O executivo cabo-verdiano anunciou na segunda-feira a suspensão das novas tarifas de cargas no transporte marítimo interilhas, embora mantendo as de passageiros, após muita contestação à medida.

"O Governo de Cabo Verde, em concertação com as armadoras nacionais, procedeu à suspensão temporária da medida de atualização das tarifas de transporte de cargas, a nível nacional", anunciou o Ministério do Mar, cinco dias após a entrada em vigor dos novos preços, que geraram uma contestação generalizada no país.

Conforme atualização decidida pela Direção Nacional de Política do Mar, que entrou em vigor em 20 de abril, as tarifas dos transportes marítimos interilhas em Cabo Verde vão subir 80% para cidadãos não residentes e 20% para residentes.

Nesta atualização verificam-se igualmente aumentos na tarifa base da carga geral, na ordem dos 17%, bem como de 20% no transporte de mercadorias em câmaras frigoríficas e no transporte de animais vivos.

Segundo o executivo, cujos ministros responsáveis pelo setor estiveram reunidos no domingo com o primeiro-ministro, Ulisses Correia e Silva, a suspensão das tarifas de cargas resultou de uma "apreciação e análise" sobre os impactos imediatos desta atualização, principalmente nas ilhas de Santo Antão e São Vicente, Fogo e Santiago, "pela forte ligação histórica e pela forte dinâmica de carga rolada em ambos os sentidos".

Em contrapartida, o Governo anunciou a aprovação de um modelo tarifário enquadrado na política de transportes que garanta o equilíbrio entre a sustentabilidade dos operadores de transportes marítimos e a atividade económica e comercial das ilhas.

"Convém realçar que esta atualização vem sendo há muito clamada pelos armadores nacionais, em nome da sustentabilidade do setor dos transportes de passageiros e carga em Cabo Verde. Recorde-se que a última atualização das tarifas de carga remonta a 2006", frisou ainda o Ministério do Mar.

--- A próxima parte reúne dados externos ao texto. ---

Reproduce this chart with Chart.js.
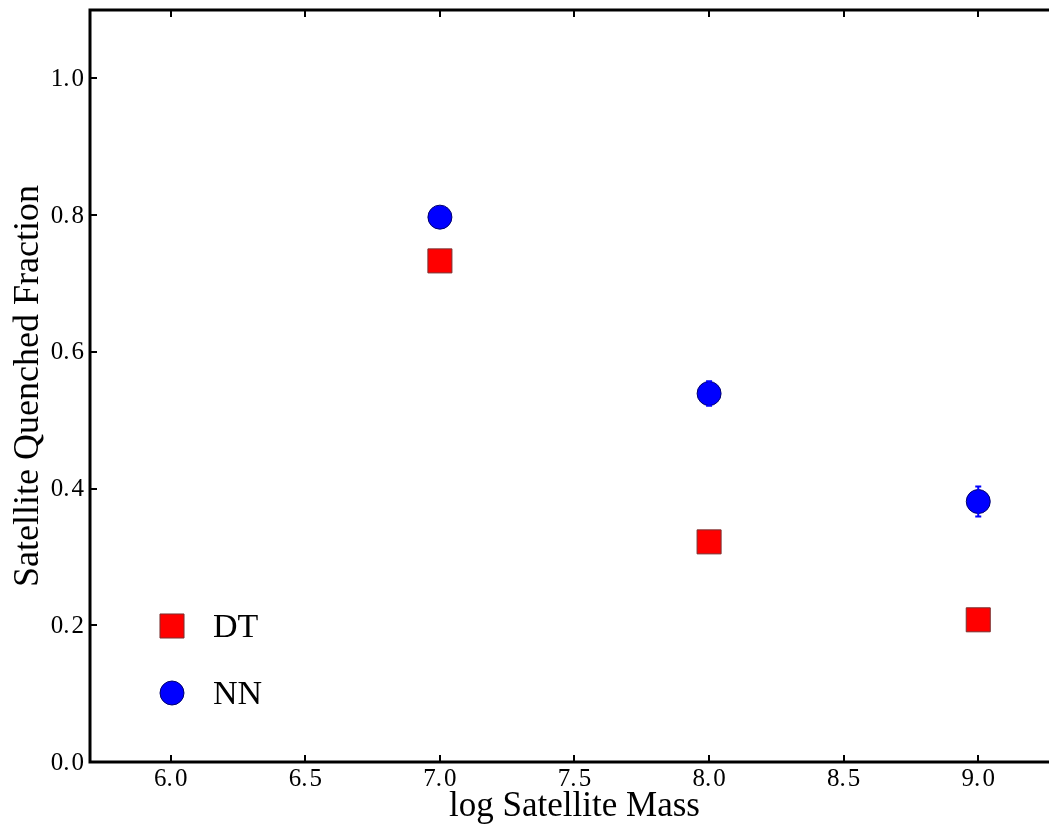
<!DOCTYPE html>
<html lang="en">
<head>
<meta charset="UTF-8">
<title>Satellite Quenched Fraction</title>
<script src="https://cdn.jsdelivr.net/npm/chart.js"></script>
<style>
  html, body { margin: 0; padding: 0; background: #fff; overflow: hidden; }
  #quenchChart { display: block; }
</style>
</head>
<body>
<canvas id="quenchChart" width="1070" height="828"></canvas>
<script>
  // values
  const massBins = [7.0, 8.0, 9.0];
  const dtFraction = [0.733, 0.322, 0.208];
  const nnFraction = [0.797, 0.539, 0.381];
  const nnError = [0.005, 0.018, 0.022];
  const xTicks = [6.0, 6.5, 7.0, 7.5, 8.0, 8.5, 9.0];
  const yTicks = [0.0, 0.2, 0.4, 0.6, 0.8, 1.0];

  const serif = '"Liberation Serif", "DejaVu Serif", serif';
  const fmt = v => v.toFixed(1).replace('.', '.\u200A');

  // error bars on the NN points
  const errorBars = {
    id: 'errorBars',
    afterDatasetsDraw(chart) {
      const { ctx, scales: { x, y } } = chart;
      ctx.save();
      ctx.strokeStyle = '#0000ff';
      ctx.lineWidth = 2;
      massBins.forEach((m, i) => {
        const px = x.getPixelForValue(m);
        const top = y.getPixelForValue(nnFraction[i] + nnError[i]);
        const bot = y.getPixelForValue(nnFraction[i] - nnError[i]);
        ctx.beginPath();
        ctx.moveTo(px, top); ctx.lineTo(px, bot);
        ctx.moveTo(px - 3, top); ctx.lineTo(px + 3, top);
        ctx.moveTo(px - 3, bot); ctx.lineTo(px + 3, bot);
        ctx.stroke();
      });
      ctx.restore();
    }
  };

  // frame, inward ticks on all sides and the tick labels
  const frameTicks = {
    id: 'frameTicks',
    afterDraw(chart) {
      const { ctx, chartArea: a, scales: { x, y } } = chart;
      ctx.save();
      ctx.strokeStyle = '#000';
      ctx.lineWidth = 2;
      ctx.beginPath();
      xTicks.forEach(v => {
        const px = Math.round(x.getPixelForValue(v));
        ctx.moveTo(px, a.bottom); ctx.lineTo(px, a.bottom - 7);
        ctx.moveTo(px, a.top); ctx.lineTo(px, a.top + 7);
      });
      yTicks.forEach(v => {
        const py = Math.round(y.getPixelForValue(v));
        ctx.moveTo(a.left, py); ctx.lineTo(a.left + 7, py);
        ctx.moveTo(a.right, py); ctx.lineTo(a.right - 7, py);
      });
      ctx.stroke();
      ctx.lineWidth = 3;
      ctx.strokeRect(a.left, a.top, a.right - a.left, a.bottom - a.top);

      ctx.fillStyle = '#000';
      ctx.font = '25px ' + serif;
      ctx.textAlign = 'center';
      ctx.textBaseline = 'middle';
      xTicks.forEach(v => ctx.fillText(fmt(v), x.getPixelForValue(v), a.bottom + 17));
      ctx.textAlign = 'right';
      yTicks.forEach(v => ctx.fillText(fmt(v), a.left - 6, y.getPixelForValue(v) + 1));
      ctx.restore();
    }
  };

  // legend drawn inside the axes, no frame
  const innerLegend = {
    id: 'innerLegend',
    afterDraw(chart) {
      const { ctx, chartArea: a } = chart;
      ctx.save();
      ctx.font = '34px ' + serif;
      ctx.textBaseline = 'middle';
      chart.data.datasets.forEach((ds, i) => {
        const cx = a.left + 82;
        const cy = a.bottom - 136 + i * 67;
        ctx.fillStyle = ds.backgroundColor;
        ctx.strokeStyle = ds.borderColor;
        ctx.lineWidth = 1;
        Chart.helpers.drawPoint(ctx, { pointStyle: ds.pointStyle, radius: ds.pointRadius, borderWidth: 1 }, cx, cy);
        ctx.fillStyle = '#000';
        ctx.fillText(ds.label, cx + 41, cy + 2);
      });
      ctx.restore();
    }
  };

  new Chart(document.getElementById('quenchChart'), {
    type: 'scatter',
    data: {
      datasets: [
        {
          label: 'DT',
          data: massBins.map((m, i) => ({ x: m, y: dtFraction[i] })),
          pointStyle: 'rect',
          pointRadius: 17,
          backgroundColor: '#ff0000',
          borderColor: '#7a3030',
          borderWidth: 1
        },
        {
          label: 'NN',
          data: massBins.map((m, i) => ({ x: m, y: nnFraction[i] })),
          pointStyle: 'circle',
          pointRadius: 12,
          backgroundColor: '#0000ff',
          borderColor: '#00006a',
          borderWidth: 1
        }
      ]
    },
    options: {
      responsive: false,
      animation: false,
      layout: { autoPadding: false, padding: { top: 10, right: 11, left: 0, bottom: 0 } },
      plugins: { legend: { display: false }, tooltip: { enabled: false } },
      scales: {
        x: {
          type: 'linear',
          min: 5.7,
          max: 9.3,
          grid: { display: false },
          border: { display: false },
          afterBuildTicks: s => { s.ticks = xTicks.map(v => ({ value: v })); },
          afterFit: s => { s.height = 66; },
          ticks: { display: false },
          title: {
            display: true,
            text: 'log Satellite Mass',
            color: '#000',
            font: { family: serif, size: 35 },
            padding: { top: 0, bottom: 0 }
          }
        },
        y: {
          type: 'linear',
          min: 0,
          max: 1.1,
          grid: { display: false },
          border: { display: false },
          afterBuildTicks: s => { s.ticks = yTicks.map(v => ({ value: v })); },
          afterFit: s => { s.width = 90; },
          ticks: { display: false },
          title: {
            display: true,
            text: 'Satellite Quenched Fraction',
            color: '#000',
            font: { family: serif, size: 36 },
            padding: { top: 7, bottom: 0 }
          }
        }
      }
    },
    plugins: [errorBars, frameTicks, innerLegend]
  });
</script>
</body>
</html>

Na mesma nota, aquele departamento governamental cabo-verdiano salientou que nos últimos anos as tarifas aplicadas no transporte de carga, principalmente na rota São Vicente/Santo Antão/São Vicente, a mais movimentada do país e onde os condutores realizaram um protesto, foram determinadas pelos operadores privados em resposta aos mecanismos de mercado, sem base de calculo racional, em função da cubicagem da carga/viatura.

Assim, sublinhou que resultaram em preços "muito inferiores" àqueles que seriam obtidos, conforme estipulado na portaria de agosto 2006.

"Por outro lado, há necessidade de ponderar o impacto que o aumento dos preços, causados pela implementação de uma metodologia racional de cálculo e das novas tarifas-base, conforme estipulado pelo despacho n.º 01/2023 da Direção Nacional de Política do Mar, de 17 de abril de 2023, irá causar no preço final de bens essenciais, e na atividade, já consolidada de transporte de carga rolada", explicou.

O primeiro-ministro justificou anteriormente o aumento das tarifas dos transportes marítimos com a necessidade de os operadores investirem no setor.

A concessão do serviço público de transporte marítimo interilhas de passageiros e carga foi entregue, após concurso público internacional, à CV Interilhas, detida em 51% pela portuguesa Transinsular (Grupo ETE), por um período de 20 anos.

As novas tarifas entraram em vigor um dia antes de o Governo e a Cabo Verde Interilhas terem assinado uma revisão da concessão dos transportes marítimos de passageiros e carga, pouco mais de três anos depois do primeiro documento.

De acordo com a minuta da revisão, o Estado cabo-verdiano vai pagar anualmente 6,6 milhões de euros à CV Interilhas, montante que será atualizado no início de cada ano, no âmbito da concessão.

A revisão do contrato estava em curso há vários meses, após críticas de parte a parte ao modelo vigente e serviço prestado.